Your instructions: Transcribe the material word for word, but without the images.

Data section:
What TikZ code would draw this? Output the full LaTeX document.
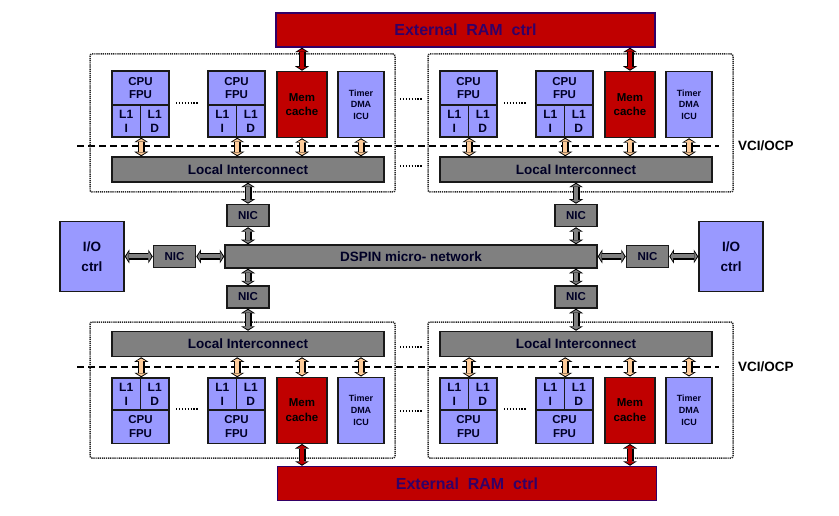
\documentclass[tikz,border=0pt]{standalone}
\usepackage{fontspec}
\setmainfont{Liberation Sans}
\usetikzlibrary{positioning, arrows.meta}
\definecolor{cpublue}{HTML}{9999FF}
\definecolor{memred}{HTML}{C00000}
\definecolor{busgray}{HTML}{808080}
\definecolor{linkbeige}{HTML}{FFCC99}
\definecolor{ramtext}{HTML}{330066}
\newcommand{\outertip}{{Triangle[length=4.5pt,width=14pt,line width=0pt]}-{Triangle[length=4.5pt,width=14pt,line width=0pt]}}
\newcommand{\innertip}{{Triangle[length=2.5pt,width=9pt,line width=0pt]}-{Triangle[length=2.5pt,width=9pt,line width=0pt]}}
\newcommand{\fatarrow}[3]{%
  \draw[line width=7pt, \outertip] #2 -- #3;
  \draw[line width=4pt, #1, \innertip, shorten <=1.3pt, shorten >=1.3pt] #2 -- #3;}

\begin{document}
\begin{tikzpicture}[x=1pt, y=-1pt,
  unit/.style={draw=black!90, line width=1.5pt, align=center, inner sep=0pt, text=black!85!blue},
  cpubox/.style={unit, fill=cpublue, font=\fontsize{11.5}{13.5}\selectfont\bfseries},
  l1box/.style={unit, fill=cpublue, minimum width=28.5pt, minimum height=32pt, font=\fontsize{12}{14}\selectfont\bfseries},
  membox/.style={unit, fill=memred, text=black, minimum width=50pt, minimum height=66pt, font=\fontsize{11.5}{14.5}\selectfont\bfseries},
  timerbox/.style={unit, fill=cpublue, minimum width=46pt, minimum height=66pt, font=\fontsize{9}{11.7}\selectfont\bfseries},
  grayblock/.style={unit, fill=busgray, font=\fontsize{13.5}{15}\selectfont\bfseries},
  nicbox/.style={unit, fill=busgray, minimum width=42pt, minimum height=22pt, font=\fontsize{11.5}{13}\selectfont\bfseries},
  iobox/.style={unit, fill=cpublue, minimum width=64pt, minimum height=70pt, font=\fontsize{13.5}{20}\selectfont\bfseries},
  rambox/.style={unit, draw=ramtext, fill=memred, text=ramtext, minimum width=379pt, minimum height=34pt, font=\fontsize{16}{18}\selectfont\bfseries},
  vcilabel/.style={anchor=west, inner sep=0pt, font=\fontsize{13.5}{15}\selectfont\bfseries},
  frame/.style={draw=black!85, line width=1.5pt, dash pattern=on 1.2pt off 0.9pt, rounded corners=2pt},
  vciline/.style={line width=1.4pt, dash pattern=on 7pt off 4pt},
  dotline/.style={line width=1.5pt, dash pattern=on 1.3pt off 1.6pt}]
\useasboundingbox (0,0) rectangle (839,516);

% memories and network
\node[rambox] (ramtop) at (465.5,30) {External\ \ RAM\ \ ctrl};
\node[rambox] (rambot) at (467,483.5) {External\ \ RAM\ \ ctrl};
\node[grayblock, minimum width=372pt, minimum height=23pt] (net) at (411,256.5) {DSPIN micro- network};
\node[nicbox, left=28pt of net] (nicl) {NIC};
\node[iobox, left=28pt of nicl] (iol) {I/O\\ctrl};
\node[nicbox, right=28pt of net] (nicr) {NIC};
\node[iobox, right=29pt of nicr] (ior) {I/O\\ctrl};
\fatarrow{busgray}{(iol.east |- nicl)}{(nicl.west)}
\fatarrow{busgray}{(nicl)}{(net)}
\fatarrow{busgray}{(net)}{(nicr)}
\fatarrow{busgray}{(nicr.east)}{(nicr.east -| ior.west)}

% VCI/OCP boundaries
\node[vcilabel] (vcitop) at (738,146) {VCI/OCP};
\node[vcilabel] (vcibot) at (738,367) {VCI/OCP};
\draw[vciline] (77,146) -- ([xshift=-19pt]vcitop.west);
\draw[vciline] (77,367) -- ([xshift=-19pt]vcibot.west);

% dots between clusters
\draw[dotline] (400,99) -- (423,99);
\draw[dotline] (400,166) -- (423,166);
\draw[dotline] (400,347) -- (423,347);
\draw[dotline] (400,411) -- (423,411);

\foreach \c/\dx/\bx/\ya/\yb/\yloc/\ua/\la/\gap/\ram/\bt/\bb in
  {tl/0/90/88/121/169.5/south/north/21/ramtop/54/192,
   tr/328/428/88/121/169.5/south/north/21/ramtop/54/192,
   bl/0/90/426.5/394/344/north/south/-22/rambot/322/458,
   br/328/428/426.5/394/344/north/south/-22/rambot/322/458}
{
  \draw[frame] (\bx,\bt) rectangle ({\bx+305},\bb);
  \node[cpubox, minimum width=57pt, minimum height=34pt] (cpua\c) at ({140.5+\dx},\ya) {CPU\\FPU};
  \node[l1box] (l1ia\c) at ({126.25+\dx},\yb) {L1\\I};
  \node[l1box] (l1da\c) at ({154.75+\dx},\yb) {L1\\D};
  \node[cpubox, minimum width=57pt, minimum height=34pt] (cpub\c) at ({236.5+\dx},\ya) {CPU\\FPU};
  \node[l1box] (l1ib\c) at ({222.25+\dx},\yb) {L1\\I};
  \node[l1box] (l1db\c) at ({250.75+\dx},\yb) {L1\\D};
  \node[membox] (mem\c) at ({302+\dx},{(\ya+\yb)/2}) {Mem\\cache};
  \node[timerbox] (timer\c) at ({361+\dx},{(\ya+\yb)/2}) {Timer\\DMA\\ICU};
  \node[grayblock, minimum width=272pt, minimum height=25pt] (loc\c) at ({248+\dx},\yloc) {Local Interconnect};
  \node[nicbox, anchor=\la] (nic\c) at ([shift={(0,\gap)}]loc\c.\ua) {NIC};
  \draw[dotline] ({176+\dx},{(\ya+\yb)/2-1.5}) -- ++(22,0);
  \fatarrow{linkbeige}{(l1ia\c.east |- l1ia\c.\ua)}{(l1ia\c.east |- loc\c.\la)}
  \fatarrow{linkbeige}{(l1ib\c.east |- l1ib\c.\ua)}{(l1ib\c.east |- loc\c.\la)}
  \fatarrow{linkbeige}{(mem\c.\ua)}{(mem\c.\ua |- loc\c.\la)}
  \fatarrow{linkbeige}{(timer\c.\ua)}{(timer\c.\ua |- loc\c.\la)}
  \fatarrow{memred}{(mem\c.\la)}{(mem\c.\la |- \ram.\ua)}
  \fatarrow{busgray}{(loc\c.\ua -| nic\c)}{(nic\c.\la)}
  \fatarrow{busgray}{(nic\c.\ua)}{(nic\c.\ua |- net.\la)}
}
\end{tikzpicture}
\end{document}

Result of this exercise:
What TikZ code would draw this? Output the full LaTeX document.
\documentclass[tikz,border=0pt]{standalone}
\usepackage{fontspec}
\setmainfont{Liberation Sans}
\usetikzlibrary{positioning, arrows.meta}
\definecolor{cpublue}{HTML}{9999FF}
\definecolor{memred}{HTML}{C00000}
\definecolor{busgray}{HTML}{808080}
\definecolor{linkbeige}{HTML}{FFCC99}
\definecolor{ramtext}{HTML}{330066}
\newcommand{\outertip}{{Triangle[length=4.5pt,width=14pt,line width=0pt]}-{Triangle[length=4.5pt,width=14pt,line width=0pt]}}
\newcommand{\innertip}{{Triangle[length=2.5pt,width=9pt,line width=0pt]}-{Triangle[length=2.5pt,width=9pt,line width=0pt]}}
\newcommand{\fatarrow}[3]{%
  \draw[line width=7pt, \outertip] #2 -- #3;
  \draw[line width=4pt, #1, \innertip, shorten <=1.3pt, shorten >=1.3pt] #2 -- #3;}

\begin{document}
\begin{tikzpicture}[x=1pt, y=-1pt,
  unit/.style={draw=black!90, line width=1.5pt, align=center, inner sep=0pt, text=black!85!blue},
  cpubox/.style={unit, fill=cpublue, font=\fontsize{11.5}{13.5}\selectfont\bfseries},
  l1box/.style={unit, fill=cpublue, minimum width=28.5pt, minimum height=32pt, font=\fontsize{12}{14}\selectfont\bfseries},
  membox/.style={unit, fill=memred, text=black, minimum width=50pt, minimum height=66pt, font=\fontsize{11.5}{14.5}\selectfont\bfseries},
  timerbox/.style={unit, fill=cpublue, minimum width=46pt, minimum height=66pt, font=\fontsize{9}{11.7}\selectfont\bfseries},
  grayblock/.style={unit, fill=busgray, font=\fontsize{13.5}{15}\selectfont\bfseries},
  nicbox/.style={unit, fill=busgray, minimum width=42pt, minimum height=22pt, font=\fontsize{11.5}{13}\selectfont\bfseries},
  iobox/.style={unit, fill=cpublue, minimum width=64pt, minimum height=70pt, font=\fontsize{13.5}{20}\selectfont\bfseries},
  rambox/.style={unit, draw=ramtext, fill=memred, text=ramtext, minimum width=379pt, minimum height=34pt, font=\fontsize{16}{18}\selectfont\bfseries},
  vcilabel/.style={anchor=west, inner sep=0pt, font=\fontsize{13.5}{15}\selectfont\bfseries},
  frame/.style={draw=black!85, line width=1.5pt, dash pattern=on 1.2pt off 0.9pt, rounded corners=2pt},
  vciline/.style={line width=1.4pt, dash pattern=on 7pt off 4pt},
  dotline/.style={line width=1.5pt, dash pattern=on 1.3pt off 1.6pt}]
\useasboundingbox (0,0) rectangle (839,516);

% memories and network
\node[rambox] (ramtop) at (465.5,30) {External\ \ RAM\ \ ctrl};
\node[rambox] (rambot) at (467,483.5) {External\ \ RAM\ \ ctrl};
\node[grayblock, minimum width=372pt, minimum height=23pt] (net) at (411,256.5) {DSPIN micro- network};
\node[nicbox, left=28pt of net] (nicl) {NIC};
\node[iobox, left=28pt of nicl] (iol) {I/O\\ctrl};
\node[nicbox, right=28pt of net] (nicr) {NIC};
\node[iobox, right=29pt of nicr] (ior) {I/O\\ctrl};
\fatarrow{busgray}{(iol.east |- nicl)}{(nicl.west)}
\fatarrow{busgray}{(nicl)}{(net)}
\fatarrow{busgray}{(net)}{(nicr)}
\fatarrow{busgray}{(nicr.east)}{(nicr.east -| ior.west)}

% VCI/OCP boundaries
\node[vcilabel] (vcitop) at (738,146) {VCI/OCP};
\node[vcilabel] (vcibot) at (738,367) {VCI/OCP};
\draw[vciline] (77,146) -- ([xshift=-19pt]vcitop.west);
\draw[vciline] (77,367) -- ([xshift=-19pt]vcibot.west);

% dots between clusters
\draw[dotline] (400,99) -- (423,99);
\draw[dotline] (400,166) -- (423,166);
\draw[dotline] (400,347) -- (423,347);
\draw[dotline] (400,411) -- (423,411);

\foreach \c/\dx/\bx/\ya/\yb/\yloc/\ua/\la/\gap/\ram/\bt/\bb in
  {tl/0/90/88/121/169.5/south/north/21/ramtop/54/192,
   tr/328/428/88/121/169.5/south/north/21/ramtop/54/192,
   bl/0/90/426.5/394/344/north/south/-22/rambot/322/458,
   br/328/428/426.5/394/344/north/south/-22/rambot/322/458}
{
  \draw[frame] (\bx,\bt) rectangle ({\bx+305},\bb);
  \node[cpubox, minimum width=57pt, minimum height=34pt] (cpua\c) at ({140.5+\dx},\ya) {CPU\\FPU};
  \node[l1box] (l1ia\c) at ({126.25+\dx},\yb) {L1\\I};
  \node[l1box] (l1da\c) at ({154.75+\dx},\yb) {L1\\D};
  \node[cpubox, minimum width=57pt, minimum height=34pt] (cpub\c) at ({236.5+\dx},\ya) {CPU\\FPU};
  \node[l1box] (l1ib\c) at ({222.25+\dx},\yb) {L1\\I};
  \node[l1box] (l1db\c) at ({250.75+\dx},\yb) {L1\\D};
  \node[membox] (mem\c) at ({302+\dx},{(\ya+\yb)/2}) {Mem\\cache};
  \node[timerbox] (timer\c) at ({361+\dx},{(\ya+\yb)/2}) {Timer\\DMA\\ICU};
  \node[grayblock, minimum width=272pt, minimum height=25pt] (loc\c) at ({248+\dx},\yloc) {Local Interconnect};
  \node[nicbox, anchor=\la] (nic\c) at ([shift={(0,\gap)}]loc\c.\ua) {NIC};
  \draw[dotline] ({176+\dx},{(\ya+\yb)/2-1.5}) -- ++(22,0);
  \fatarrow{linkbeige}{(l1ia\c.east |- l1ia\c.\ua)}{(l1ia\c.east |- loc\c.\la)}
  \fatarrow{linkbeige}{(l1ib\c.east |- l1ib\c.\ua)}{(l1ib\c.east |- loc\c.\la)}
  \fatarrow{linkbeige}{(mem\c.\ua)}{(mem\c.\ua |- loc\c.\la)}
  \fatarrow{linkbeige}{(timer\c.\ua)}{(timer\c.\ua |- loc\c.\la)}
  \fatarrow{memred}{(mem\c.\la)}{(mem\c.\la |- \ram.\ua)}
  \fatarrow{busgray}{(loc\c.\ua -| nic\c)}{(nic\c.\la)}
  \fatarrow{busgray}{(nic\c.\ua)}{(nic\c.\ua |- net.\la)}
}
\end{tikzpicture}
\end{document}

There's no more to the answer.